### BRIEF:
Write out the material exactly, without any of its pictures.

### DATA PROVIDED:
------------------------------------------------------------------------

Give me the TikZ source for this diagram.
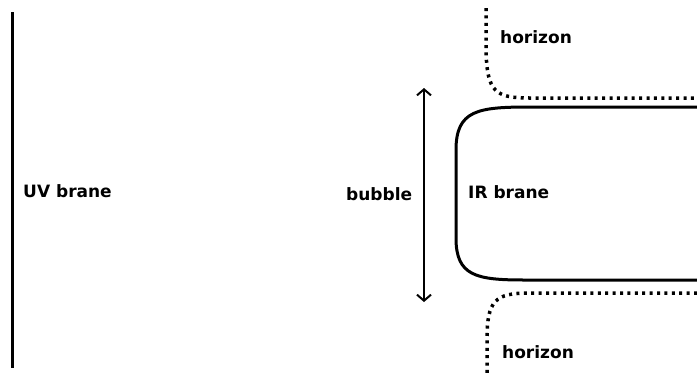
\documentclass[tikz,border=0pt]{standalone}
\usepackage{fontspec}
\setmainfont{DejaVu Sans}
\usetikzlibrary{arrows.meta}
\begin{document}
\begin{tikzpicture}[x=1pt,y=-1pt,
  lbl/.style={anchor=base west,inner sep=0pt,font=\fontsize{17}{20}\selectfont\bfseries},
  brane/.style={line width=3pt},
  horizonline/.style={line width=3.5pt,dash pattern=on 3pt off 4.4pt},
  sizearrow/.style={line width=2pt,{Straight Barb[length=6pt,width=14pt]}-{Straight Barb[length=6pt,width=14pt]}}]
  \useasboundingbox (0,0) rectangle (697,376);
  % UV brane
  \coordinate (uvtop) at (12,12);
  \coordinate (uvbot) at (12,368);
  \draw[brane] (uvtop) -- (uvbot);
  \node[lbl] (uv) at (23,197) {UV brane};
  % size of the bubble
  \coordinate (btop) at (424,88);
  \coordinate (bbot) at (424,302);
  \draw[sizearrow] (btop) -- (bbot);
  \node[lbl] (bubble) at (346,200) {bubble};
  % IR brane
  \draw[brane] (697,107) -- (530,107)
     .. controls (478,107) and (456,110) .. (456,150)
     -- (456,238)
     .. controls (456,276) and (476,280) .. (525,280) -- (697,280);
  \node[lbl] (ir) at (468,198) {IR brane};
  % horizons
  \draw[horizonline] (486,8) -- (486,50)
     .. controls (487,92) and (495,98) .. (530,98) -- (697,98);
  \draw[horizonline] (697,293) -- (530,293)
     .. controls (495,293) and (487,300) .. (487,340) -- (487,380);
  \node[lbl] (htop) at (500,43) {horizon};
  \node[lbl] (hbot) at (502,358) {horizon};
\end{tikzpicture}
\end{document}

------------------------------------------------------------------------

### TASK OUTPUT:
Give me the TikZ source for this diagram.
\documentclass[tikz,border=0pt]{standalone}
\usepackage{fontspec}
\setmainfont{DejaVu Sans}
\usetikzlibrary{arrows.meta}
\begin{document}
\begin{tikzpicture}[x=1pt,y=-1pt,
  lbl/.style={anchor=base west,inner sep=0pt,font=\fontsize{17}{20}\selectfont\bfseries},
  brane/.style={line width=3pt},
  horizonline/.style={line width=3.5pt,dash pattern=on 3pt off 4.4pt},
  sizearrow/.style={line width=2pt,{Straight Barb[length=6pt,width=14pt]}-{Straight Barb[length=6pt,width=14pt]}}]
  \useasboundingbox (0,0) rectangle (697,376);
  % UV brane
  \coordinate (uvtop) at (12,12);
  \coordinate (uvbot) at (12,368);
  \draw[brane] (uvtop) -- (uvbot);
  \node[lbl] (uv) at (23,197) {UV brane};
  % size of the bubble
  \coordinate (btop) at (424,88);
  \coordinate (bbot) at (424,302);
  \draw[sizearrow] (btop) -- (bbot);
  \node[lbl] (bubble) at (346,200) {bubble};
  % IR brane
  \draw[brane] (697,107) -- (530,107)
     .. controls (478,107) and (456,110) .. (456,150)
     -- (456,238)
     .. controls (456,276) and (476,280) .. (525,280) -- (697,280);
  \node[lbl] (ir) at (468,198) {IR brane};
  % horizons
  \draw[horizonline] (486,8) -- (486,50)
     .. controls (487,92) and (495,98) .. (530,98) -- (697,98);
  \draw[horizonline] (697,293) -- (530,293)
     .. controls (495,293) and (487,300) .. (487,340) -- (487,380);
  \node[lbl] (htop) at (500,43) {horizon};
  \node[lbl] (hbot) at (502,358) {horizon};
\end{tikzpicture}
\end{document}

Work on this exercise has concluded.